Contrairement à ce qui s’est dit et écrit, ici ou là, la sécurité n’est pas une « liberté ». Ni la « première », ni la dernière. D’après ce que dit la loi depuis 1995 (loi n°95-73 du 21 janvier), c’est un « droit fondamental ». Mais ce droit fondamental est l’objet d’une bizarrerie et d’une singularité native. Bizarrerie d’abord puisque, d’une part il ne répond pas aux critères d’un « droit fondamental » de plein exercice (Granger 2009, 273-296), et que d’autre part, il s’apparente à un « droit-créance » qui ne semble pas avoir la qualité d’un véritable droit subjectif. Singularité ensuite puisque c’est « une des conditions de l’exercice des libertés individuelles et collectives » (code de la sécurité intérieure, art. L111-1). En toute logique, cela devrait faire de la sécurité une mission transversale globale de l’Etat concernant pratiquement toutes les politiques publiques, puisque la sécurité est, au sens premier, la « situation de celui ou de ce qui est à l’abri des risques » (Cornu 2014, 951), c’est-à-dire de tout « évènement dommageable dont la survenance est incertaine, quant à sa réalisation ou à la date de cette réalisation » (Cornu ibid. 930). C’est ainsi qu’on a assisté au fil des ans – mais au risque bien réel d’une véritable insécurité juridique -, à une prolifération luxuriante des différentes espèces de sécurité et de leurs propres variétés ou variantes : alimentaire, sanitaire, écologique ou environnementale, énergétique, nucléaire, urbaine, commerciale, économique, financière, informatique sinon cyber, routière, aérienne, ferroviaire, maritime, sociale, du travail, au travail, de l’emploi, de la défense, civile, publique, privée, intérieure, municipale, nationale… L’option de « prendre le terme de sécurité au sens objectif de toute action visant au maintien ou au rétablissement de l’ordre et de la paix publique » (Moderne in Vaujour 1980, 5-6), ne dissipe pas les difficultés théoriques et pratiques qui découlent du foisonnement du concept de sécurité.
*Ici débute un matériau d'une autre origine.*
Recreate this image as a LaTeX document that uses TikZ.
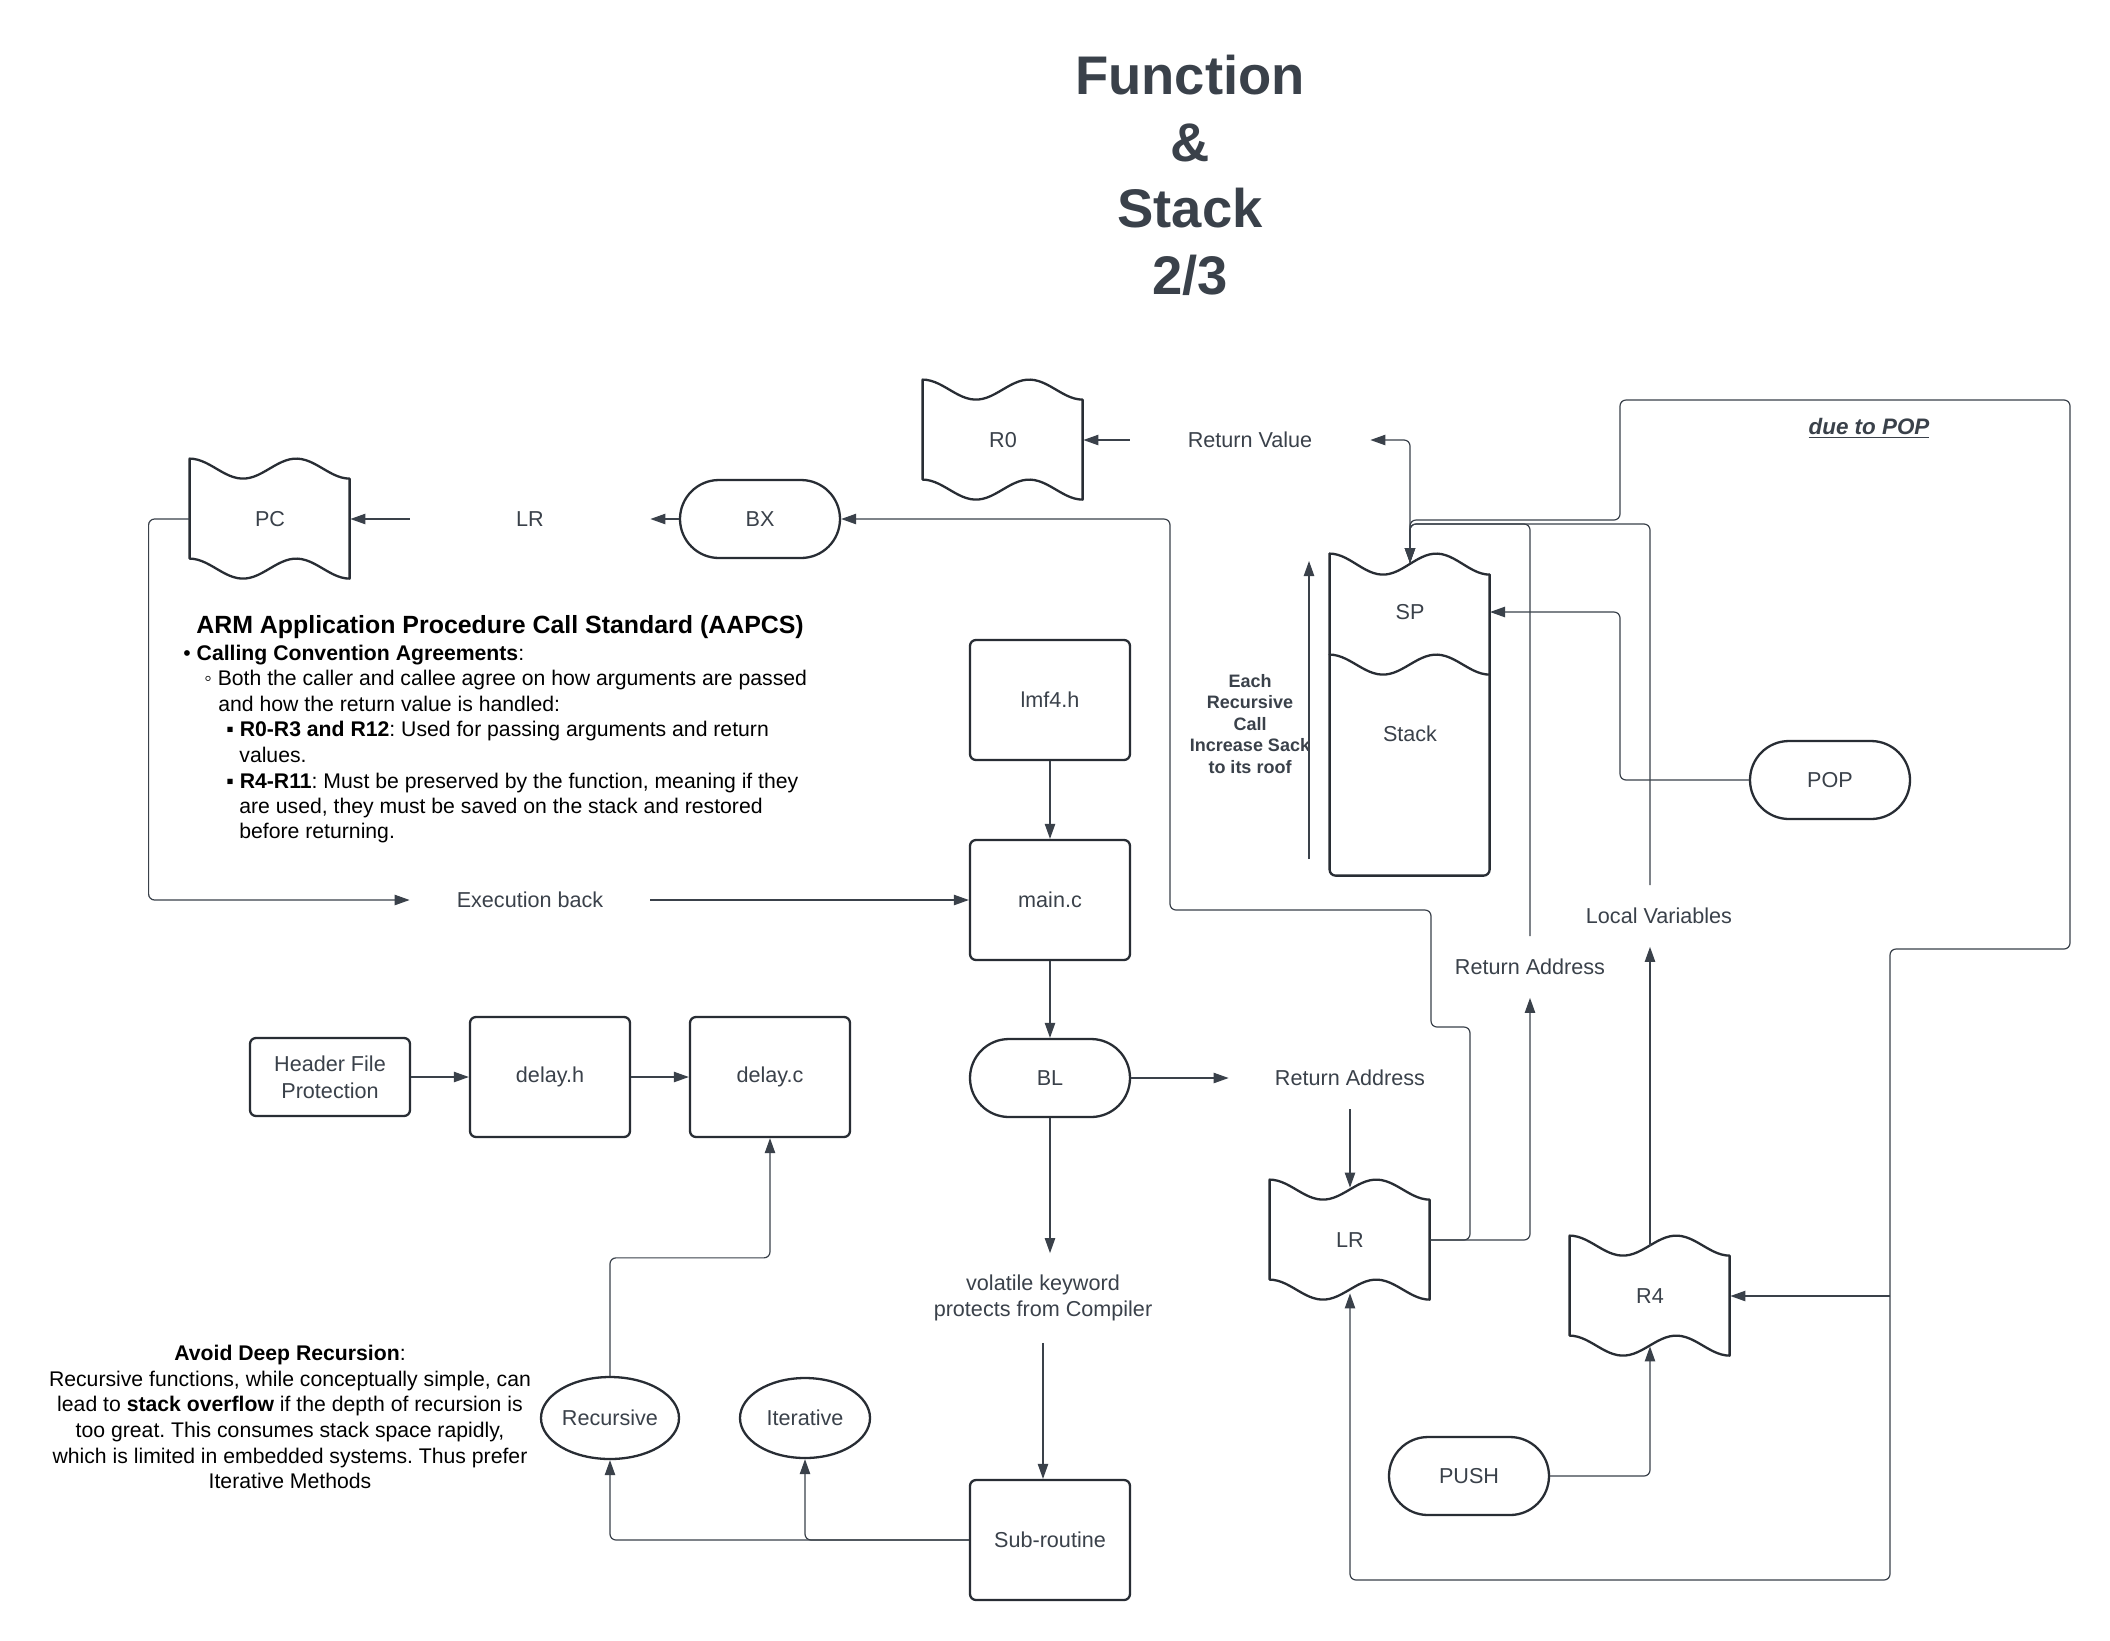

Elle tend même à les multiplier en raison du foisonnement analogue qui touche le concept d’« ordre public » et des inépuisables ratiocinations auxquelles donnerait inévitablement lieu la recherche d’un contenu à celui de « paix publique ». Pour pallier ces difficultés et ces risques, l’option la mieux-disante et la moins imparfaite a été de recourir à un concept ancien éprouvé qui est toujours en usage, celui de « sécurité publique ».
(III) – La « sécurité publique » : un concept ancien d’aujourd’hui
Ce concept intemporel consacré par le temps l’est aussi, quoi qu’insuffisamment, par les textes. Il a été préempté de longue date par la police nationale qui en a fait un marqueur capital de son fonctionnement, de son organisation et même de son identité, alors qu’elle n’en a pas l’exclusivité, comme l’indique le 2ème alinéa de l’article L.111-1 du code de la sécurité intérieure (CSI). Cet article énumère, en effet, toutes les instances – publiques et privées – qui ont vocation à intervenir dans le champ missionnel de la sécurité publique. Celle-ci fait l’objet du chapitre 1 er du titre 1er du livre 1 du CSI. Elle y dispute avec la « sécurité » le privilège d’être citée : mais deux fois seulement (dont une dans le titre), contre sept fois pour la « sécurité ». Définie par la doctrine comme « Élément de l’ordre public caractérisé par l’absence de périls pour la vie, la liberté ou le droit de propriété des individus (et) l’un des objectifs de la police administrative (prévention des risques d’accident) » (Cornu, ibid. 2014, 951), elle réalise pleinement sa vocation dans l’échelle de temps où elle doit se déployer – chaque jour qui passe -, et en étant orientée vers les bénéficiaires finaux naturels que sont les « citoyens-usagers- contribuables » de la République.
C’est cette « sécurité publique quotidienne » à laquelle l’UPR a choisi de consacrer ses réflexions, ses activités et ses préconisations.
Un ouvrage est en cours de rédaction sur « ses métiers et ses acteurs » pour la faire mieux connaître.